May 1, 2023

Dutch Archives on Accused Nazi Collaborators to Open to the Public in 2025

The Dutch government is planning to throw open information about 300,000 people investigated for their collaboration with the Nazis, in a move that could accelerate a reckoning with the Netherlands’ Holocaust record.

For the past seven decades, only researchers and relatives of those accused of collaborating with the Nazis could access the information held by the Dutch archives. But a law guarding the data is set to expire in 2025.

In February, The War in Court, a Dutch consortium devoted to preserving history, announcedthat it would make the records available online when the privacy law expires.
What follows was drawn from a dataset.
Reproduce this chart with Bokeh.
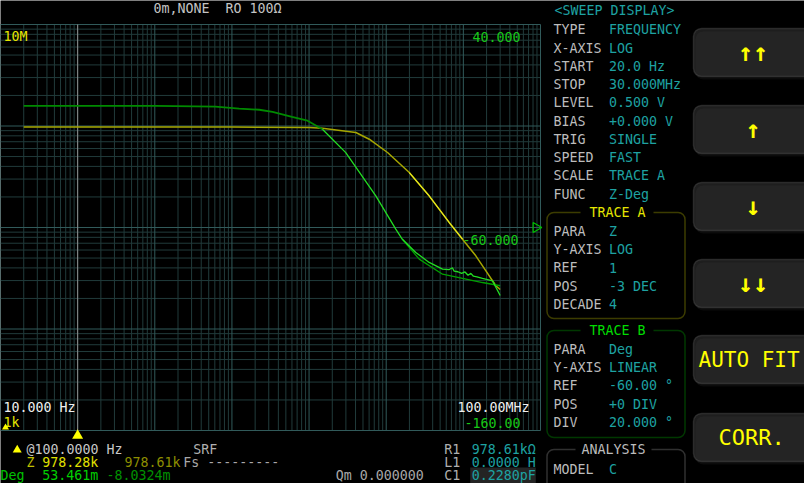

The effort drew additional attention this week when a New York Times article explored concerns the hopes and concerns held by people in the Netherlands who have an idea of what lies within the sweeping repository.

“It’s a sensitive archive,” Edwin Klijn, project leader of The War in Cort, told the Times.

“For years, the whole theme of collaboration has been a kind of taboo,” he added. “We don’t talk about collaboration that much but we’re now 80 years further and it’s time for us to face this dark part of the war.”

The Netherlands has world’s second-highest number of documented saviors of Jews, but it also had many collaborators who, aided by the topography and Holland’s proximity to Germany, helped the Nazis achieve the highest death rate there among Jews anywhere in Nazi-occupied Western Europe. Of 140,000 Dutch Jews, more than 100,000 were murdered. As is presumed to have happened with the most famous victim of the Nazis in the Netherlands, the teenaged diarist Anne Frank, many were given up by their neighbors and acquaintances.